> [PROBLEM]:
Lines that contain the string "picture" are to be copied; leave out all others.

> [MATERIAL TO PROCESS]:

----

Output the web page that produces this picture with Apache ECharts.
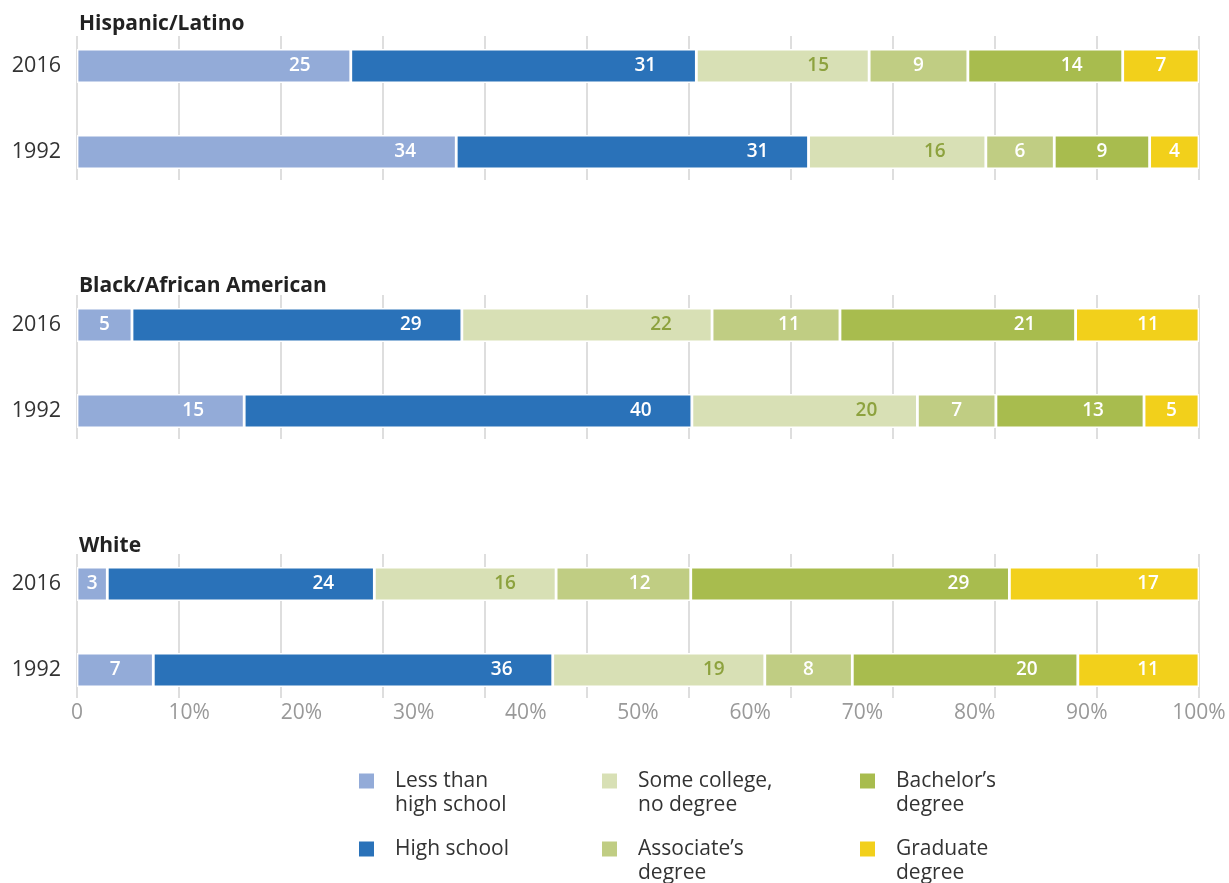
<!DOCTYPE html>
<html>
<head>
<meta charset="utf-8">
<script src="https://cdn.jsdelivr.net/npm/echarts@6/dist/echarts.min.js"></script>
<style>
html,body{margin:0;padding:0;background:#fff;}
#main{width:1229px;height:883px;}
</style>
</head>
<body>
<div id="main"></div>
<script>
// ---- data ----
const panels = ['Hispanic/Latino', 'Black/African American', 'White'];
const years = ['2016', '1992'];
const levels = ['Less than high school', 'High school', 'Some college, no degree', "Associate\u2019s degree", "Bachelor\u2019s degree", 'Graduate degree'];
const legendText = ['\nLess than\nhigh school', 'High school', '\nSome college,\nno degree', "\nAssociate\u2019s\ndegree", "\nBachelor\u2019s\ndegree", '\nGraduate\ndegree'];
const xTickLabels = ['0', '10%', '20%', '30%', '40%', '50%', '60%', '70%', '80%', '90%', '100%'];

// bar widths (percent shares)
const hispanic2016 = [24.4, 30.8, 15.4, 8.8, 13.8, 6.8];
const hispanic1992 = [33.8, 31.4, 15.8, 6.1, 8.5, 4.4];
const black2016 = [4.9, 29.4, 22.3, 11.4, 21.0, 11.0];
const black1992 = [14.9, 39.9, 20.1, 7.0, 13.2, 4.9];
const white2016 = [2.7, 23.8, 16.2, 12.0, 28.4, 16.9];
const white1992 = [6.8, 35.6, 18.9, 7.8, 20.1, 10.8];

// printed labels
const hispanic2016Labels = [25, 31, 15, 9, 14, 7];
const hispanic1992Labels = [34, 31, 16, 6, 9, 4];
const black2016Labels = [5, 29, 22, 11, 21, 11];
const black1992Labels = [15, 40, 20, 7, 13, 5];
const white2016Labels = [3, 24, 16, 12, 29, 17];
const white1992Labels = [7, 36, 19, 8, 20, 11];

const panelValues = [[hispanic2016, hispanic1992], [black2016, black1992], [white2016, white1992]];
const panelLabels = [[hispanic2016Labels, hispanic1992Labels], [black2016Labels, black1992Labels], [white2016Labels, white1992Labels]];

// ---- style ----
const colors = ['#93abd8', '#2a72b9', '#d8e0b5', '#c0cd83', '#a8bc4e', '#f2d01b'];
const labelColors = ['#fff', '#fff', '#8da23e', '#fff', '#fff', '#fff'];
const FONT = '"Open Sans", "Noto Sans", sans-serif';
const GL = 77, GR = 30, W = 1229;
const PXU = (W - GL - GR) / 100;
const STEP = 259;
const titleTops = [14, 276, 536];

const grids = [], xAxes = [], yAxes = [], series = [], titles = [];
for (let p = 0; p < 3; p++) {
  const off = STEP * p;
  // bar grid
  grids.push({ left: GL, right: GR, top: 23 + off, height: 172 });
  xAxes.push({ gridIndex: p, type: 'value', min: 0, max: 100, show: false });
  yAxes.push({
    gridIndex: p, type: 'category', data: years, inverse: true,
    axisLine: { show: false }, axisTick: { show: false }, splitLine: { show: false },
    axisLabel: { color: '#333', fontSize: 21.5, fontFamily: FONT, margin: 16 }
  });
  titles.push({
    text: panels[p], left: 79, top: titleTops[p], padding: 0,
    textStyle: { fontSize: 21, fontWeight: 'bold', color: '#222', fontFamily: FONT }
  });
}
for (let p = 0; p < 3; p++) {
  const off = STEP * p;
  // gridline grid
  grids.push({ left: GL, right: GR, top: 36 + off, height: 144 });
  xAxes.push({
    gridIndex: 3 + p, type: 'value', min: 0, max: 11, interval: 1,
    axisLine: { show: false }, axisTick: { show: false }, axisLabel: { show: false },
    splitLine: { show: true, lineStyle: { color: '#dedede', width: 2 } }
  });
  yAxes.push({ gridIndex: 3 + p, type: 'value', min: 0, max: 1, show: false });
}
// tick label grid
grids.push({ left: GL, right: GR, top: 36 + STEP * 2, height: 144 });
xAxes.push({
  gridIndex: 6, type: 'value', min: 0, max: 100, interval: 10,
  axisLine: { show: false }, axisTick: { show: false }, splitLine: { show: false },
  axisLabel: {
    color: '#999', fontSize: 21, fontFamily: FONT, margin: 5,
    formatter: (v) => xTickLabels[Math.round(v / 10)]
  }
});
yAxes.push({ gridIndex: 6, type: 'value', min: 0, max: 1, show: false });

for (let p = 0; p < 3; p++) {
  for (let k = 0; k < levels.length; k++) {
    const data = years.map((y, r) => {
      const v = panelValues[p][r][k];
      return {
        value: v,
        label: { distance: Math.min(51, v * PXU / 2) }
      };
    });
    series.push({
      type: 'bar', name: levels[k], xAxisIndex: p, yAxisIndex: p,
      stack: 'panel' + p, barWidth: 34, data: data,
      itemStyle: { color: colors[k], borderColor: '#fff', borderWidth: 1.4 },
      label: {
        show: true, position: 'insideRight', align: 'center', verticalAlign: 'middle',
        color: labelColors[k], fontSize: 19, fontWeight: 600, fontFamily: FONT,
        formatter: ((pp, kk) => (prm) => String(panelLabels[pp][prm.dataIndex][kk]))(p, k)
      },
      emphasis: { disabled: true },
      animation: false
    });
  }
}

const legendCommon = {
  orient: 'vertical', padding: 0, itemWidth: 17, itemHeight: 17, icon: 'rect',
  selectedMode: false, height: 200,
  textStyle: { color: '#333', fontSize: 21, lineHeight: 24, fontFamily: FONT, padding: [0, 0, 0, 15] },
  formatter: (name) => legendText[levels.indexOf(name)]
};
const legends = [
  Object.assign({}, legendCommon, { left: 357, top: 745, itemGap: 20, data: [levels[0], levels[1]] }),
  Object.assign({}, legendCommon, { left: 600, top: 745, itemGap: -4, data: [levels[2], levels[3]] }),
  Object.assign({}, legendCommon, { left: 858, top: 745, itemGap: -4, data: [levels[4], levels[5]] })
];

const chart = echarts.init(document.getElementById('main'), null, { renderer: 'canvas' });
chart.setOption({
  backgroundColor: '#fff',
  animation: false,
  title: titles,
  grid: grids,
  xAxis: xAxes,
  yAxis: yAxes,
  legend: legends,
  series: series
});
</script>
</body>
</html>
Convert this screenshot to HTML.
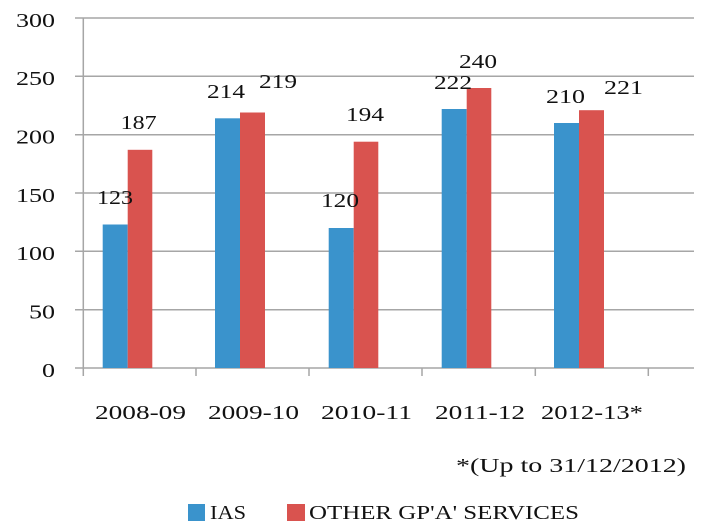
<!DOCTYPE html>
<html><head><meta charset="utf-8"><style>body{margin:0;background:#fff}svg{display:block}</style></head><body>
<svg width="711" height="522" xmlns="http://www.w3.org/2000/svg" font-family="Liberation Serif, serif" font-size="20" fill="#111">
<g stroke="#a6a6a6" stroke-width="1.5">
<line x1="75" y1="18" x2="694" y2="18"/><line x1="75" y1="76.3" x2="694" y2="76.3"/>
<line x1="75" y1="134.7" x2="694" y2="134.7"/><line x1="75" y1="193" x2="694" y2="193"/>
<line x1="75" y1="251.3" x2="694" y2="251.3"/><line x1="75" y1="309.7" x2="694" y2="309.7"/>
<line x1="75" y1="368" x2="694" y2="368"/>
<line x1="83.3" y1="18" x2="83.3" y2="376"/>
<line x1="196" y1="368" x2="196" y2="376"/><line x1="309" y1="368" x2="309" y2="376"/>
<line x1="422" y1="368" x2="422" y2="376"/><line x1="535.3" y1="368" x2="535.3" y2="376"/>
<line x1="648.3" y1="368" x2="648.3" y2="376"/>
</g>
<g>
<text x="16" y="27" textLength="39" lengthAdjust="spacingAndGlyphs">300</text>
<text x="16" y="85" textLength="39" lengthAdjust="spacingAndGlyphs">250</text>
<text x="16" y="143.5" textLength="39" lengthAdjust="spacingAndGlyphs">200</text>
<text x="16" y="202" textLength="39" lengthAdjust="spacingAndGlyphs">150</text>
<text x="16" y="260" textLength="39" lengthAdjust="spacingAndGlyphs">100</text>
<text x="29" y="318.5" textLength="26" lengthAdjust="spacingAndGlyphs">50</text>
<text x="42" y="377" textLength="13" lengthAdjust="spacingAndGlyphs">0</text>
</g>
<g fill="#3a93cc">
<rect x="102.7" y="224.5" width="25" height="143.5"/>
<rect x="215" y="118.3" width="25" height="249.7"/>
<rect x="328.7" y="228" width="25" height="140"/>
<rect x="441.7" y="109" width="25" height="259"/>
<rect x="554" y="123" width="25" height="245"/>
</g>
<g fill="#d9534f">
<rect x="127.7" y="149.8" width="24.6" height="218.2"/>
<rect x="240" y="112.5" width="25" height="255.5"/>
<rect x="353.7" y="141.7" width="24.6" height="226.3"/>
<rect x="466.7" y="88" width="24.6" height="280"/>
<rect x="579" y="110.2" width="25" height="257.8"/>
</g>
<text x="97" y="204" textLength="36" lengthAdjust="spacingAndGlyphs">123</text>
<text x="120.7" y="129" textLength="36" lengthAdjust="spacingAndGlyphs">187</text>
<text x="207" y="98" textLength="38" lengthAdjust="spacingAndGlyphs">214</text>
<text x="259" y="88" textLength="38" lengthAdjust="spacingAndGlyphs">219</text>
<text x="321" y="207" textLength="38" lengthAdjust="spacingAndGlyphs">120</text>
<text x="346" y="121" textLength="38" lengthAdjust="spacingAndGlyphs">194</text>
<text x="434" y="89" textLength="38" lengthAdjust="spacingAndGlyphs">222</text>
<text x="459" y="68" textLength="38" lengthAdjust="spacingAndGlyphs">240</text>
<text x="546" y="103" textLength="39" lengthAdjust="spacingAndGlyphs">210</text>
<text x="604" y="94" textLength="39" lengthAdjust="spacingAndGlyphs">221</text>
<text x="95" y="419" textLength="91" lengthAdjust="spacingAndGlyphs">2008-09</text>
<text x="208" y="419" textLength="91" lengthAdjust="spacingAndGlyphs">2009-10</text>
<text x="321" y="419" textLength="91" lengthAdjust="spacingAndGlyphs">2010-11</text>
<text x="435" y="419" textLength="90" lengthAdjust="spacingAndGlyphs">2011-12</text>
<text x="541" y="419" textLength="102" lengthAdjust="spacingAndGlyphs">2012-13*</text>
<text x="456" y="472" textLength="230" lengthAdjust="spacingAndGlyphs">*(Up to 31/12/2012)</text>
<rect x="188" y="504" width="17" height="17" fill="#3a93cc"/>
<text x="210" y="519" textLength="36" lengthAdjust="spacingAndGlyphs">IAS</text>
<rect x="287" y="504" width="18" height="17" fill="#d9534f"/>
<text x="309" y="519" textLength="270" lengthAdjust="spacingAndGlyphs">OTHER GP'A' SERVICES</text>
</svg>
</body></html>
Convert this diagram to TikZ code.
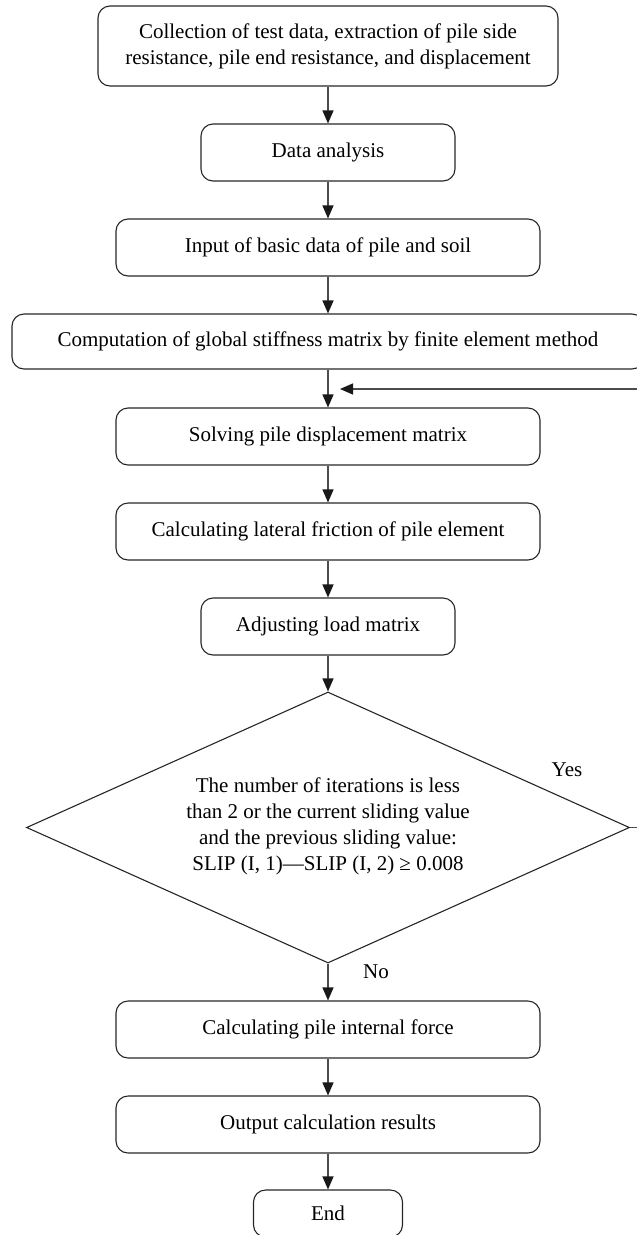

----

> [WORKED ANSWER]:
Output the web page that produces this picture with Apache ECharts.

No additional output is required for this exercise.